Вот она, Немезида![36] Настигла!.. Д** говорит, что он безнадежен, но Д** не знает еще всего. Если бы знал, он понял бы, откуда все эти страхи заговора, отравы и прочее. Все это – тени прошлого.

Кстати, насчет теней. У меня началось опять это, что было в М**. Почти каждую ночь вижу во сне, что входит кто-то, и все нечаянно, иной раз знакомый, иной раз так, кто-нибудь, весь в красном или с каким-нибудь невозможным лицом… Вчера слышу: знакомый голос зовет по имени, входит Ольга и подает мне что-то… Смотрю – билет железной дороги. Еще совет уехать! Смешно! Точно как сговорились…

Надо, однако, напомнить Ивану, чтоб он не пускал Поля.

XVI

Прошло с полчаса. Смотрю, он вернулся.

– Как, доктор! Вы не уехали?

– Нет, – говорит. – Я опять к вам. Мне надо с вами поговорить о вашем муже. Скажите, пожалуйста, вы не догадываетесь, что он нездоров?

Я молчала… Смутное подозрение закрадывалось мне в душу.

– Болен, – продолжал он, – и очень серьезно болен. Моя обязанность не позволяет мне скрыть от вас. Он сходит с ума.

– Как?! – вскрикнула я, всплеснув руками.

– Тсс… Ради бога! Будьте благоразумны.

Он стал меня успокаивать, но я не слушала. Невыразимый страх напал на меня.

– Он убьет меня!.. Куда я уйду от него?.. – И я разревелась. Доктор был очень внимателен, взял меня за руку.

– Успокойтесь, – говорит, – черт не так черен, как мы его представляем себе. Имя не изменяет дела, а дело, как оно есть, должно быть известно вам. Вы должны были сами видеть его состояние.

– Да, – отвечала я вне себя, – видела! Он уж и так едва не убил меня!.. Эта болезнь… – И я рассказала ему, как это случилось.

Он был смущен и задумался; потом стал расспрашивать, как давно и что я за ним замечала? Я рассказала ему все, что только могла рассказать, не выдавая себя, но когда он стал добиваться, какие причины, – я наотрез отвечала ему, что не знаю.

Мы говорили долго, и он признался, что он не детский доктор, а главный врач в больнице умалишенных и занимается этим делом давно. Оказалось, что Поль это знал и пригласил его для меня.

– Он уверен, что вы помешаны, и я вынужден буду покуда оставить его в этой уверенности. Что же делать? Ради его и себя придется вам несколько потерпеть, пока это не выяснится.

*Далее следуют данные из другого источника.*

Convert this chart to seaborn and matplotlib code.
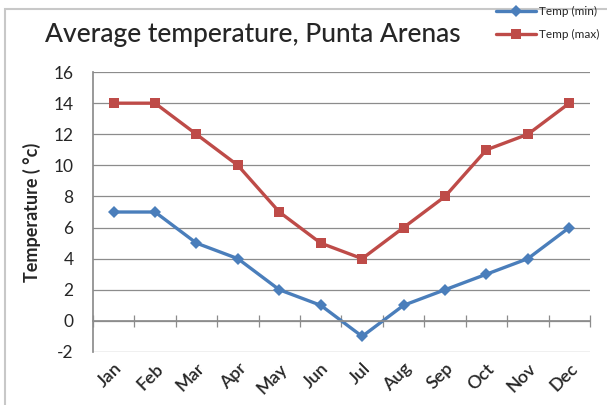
import pandas as pd
import matplotlib.pyplot as plt
import seaborn as sns
import numpy as np

# data
months = ['Jan', 'Feb', 'Mar', 'Apr', 'May', 'Jun', 'Jul', 'Aug', 'Sep', 'Oct', 'Nov', 'Dec']
temp_min = [7, 7, 5, 4, 2, 1, -1, 1, 2, 3, 4, 6]
temp_max = [14, 14, 12, 10, 7, 5, 4, 6, 8, 11, 12, 14]
yticks = list(range(-2, 17, 2))

df = pd.DataFrame({'idx': np.arange(len(months)), 'min': temp_min, 'max': temp_max})

sns.set_theme(style="white")
plt.rcParams['font.family'] = ['Lato', 'DejaVu Sans']

fig = plt.figure(figsize=(6.07, 4.05), dpi=100)
ax = fig.add_axes([0.153, 0.131, 0.819, 0.691])

# outer chart frame
fig.patches.append(plt.Rectangle((0.009, -0.02), 1.1, 0.998, transform=fig.transFigure,
                                 fill=False, edgecolor='#c8c8c8', lw=1.5))

sns.lineplot(data=df, x='idx', y='min', ax=ax, color='#4a7ebb', lw=2.4,
             marker='D', markersize=6, markeredgewidth=0, label='Temp (min)')
sns.lineplot(data=df, x='idx', y='max', ax=ax, color='#be4b48', lw=2.4,
             marker='s', markersize=7, markeredgewidth=0, label='Temp (max)')

ax.set_xlim(-0.5, len(months) - 0.5)
ax.set_ylim(yticks[0], yticks[-1])
ax.set_yticks(yticks)
ax.set_yticklabels([str(t) for t in yticks], fontsize=12.5)
ax.tick_params(axis='y', length=0, pad=14)
for t in yticks:
    ax.axhline(t, color='#8c8c8c', lw=0.9, zorder=0)

# category axis crossing at zero, with tick marks between categories
ax.spines['bottom'].set_position(('data', 0))
ax.spines['bottom'].set_color('#8c8c8c')
ax.set_xticks(np.arange(-0.5, len(months), 1.0))
ax.set_xticklabels([])
ax.tick_params(axis='x', direction='inout', length=8, width=0.9, color='#8c8c8c', bottom=True)
for s in ['top', 'right']:
    ax.spines[s].set_visible(False)
ax.spines['left'].set_color('#8c8c8c')

sec = ax.secondary_xaxis('bottom')
sec.set_xticks(range(len(months)))
sec.set_xticklabels(months, rotation=45, ha='right', rotation_mode='anchor',
                    fontsize=13, fontweight='semibold')
sec.tick_params(length=0, pad=6)
sec.spines['bottom'].set_visible(False)

ax.set_xlabel('')
ax.set_ylabel('Temperature ( °c)', fontsize=13, fontweight='bold', labelpad=9)

fig.text(0.074, 0.915, 'Average temperature, Punta Arenas', fontsize=19,
         fontweight='medium', va='center')

ax.get_legend().remove()
h, l = ax.get_legend_handles_labels()
fig.legend(h, l, loc='upper left', bbox_to_anchor=(0.80, 1.012), frameon=False,
           fontsize=8.5, labelspacing=1.0, handlelength=3.4, handletextpad=0.2)

fig.savefig('out.png', dpi=100)
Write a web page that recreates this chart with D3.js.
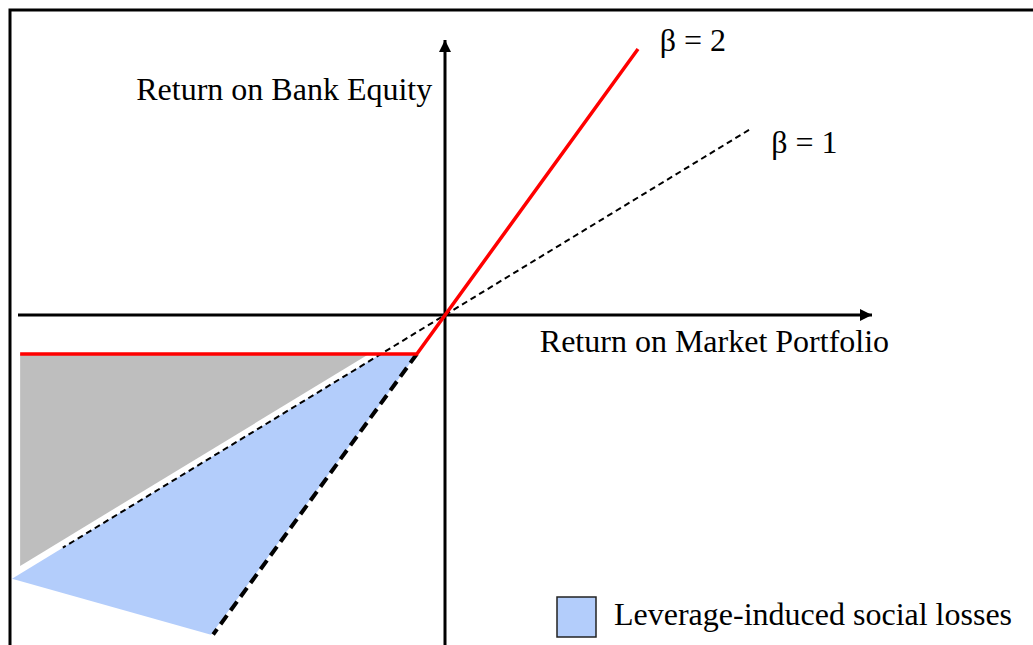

Я не могу теперь ничего предсказать наверно, но буду у вас при первой возможности, и тогда мы посмотрим. А покуда не бойтесь; я вам пришлю сторожа: это простой солдат, но человек опытный и на которого вы можете положиться. Только вы понимаете: это секрет. Он будет там, у него, и вам не скажут ни слова об этом. Вы даже его не увидите, если, бог даст, все обойдется тихо. Помните только одно: не надо его раздражать, он вас считает сумасшедшей, и вы не спорьте, не противоречьте ему ни в чем. Делайте вид, как будто бы вы и не догадываетесь, в чем дело. Прощайте, мне надо еще повидаться с ним.

Я отпустила его, несколько успокоенная, и это длилось с грехом пополам, покуда я думала, что он у мужа, но когда няня, посланная за сведениями, вернулась с ответом, что муж уехал, весь этот ужас, который его присутствие и спокойные, уверенные слова держали на привязи, вдруг поднялся и охватил меня с новой, еще не испытанной силой. Я вдруг припомнила эти кровью подернутые глаза и взгляд… О, этот взгляд! Я понимала теперь его значение; он был передо мною, тут, горящий немым страданием, для которого нет имени… Куда уйти? Что делать, если он вдруг войдет, посмотрит, увидит, что у меня ни кровинки в лице, увидит, что лихорадка меня колотит, и спросит: что это с тобой?.. А дочь? Что я сделала? Зачем не сказала о ней моему защитнику? Анюта, несчастная! Нет, я не дам ему на руки Анюту! Не дам ни за что!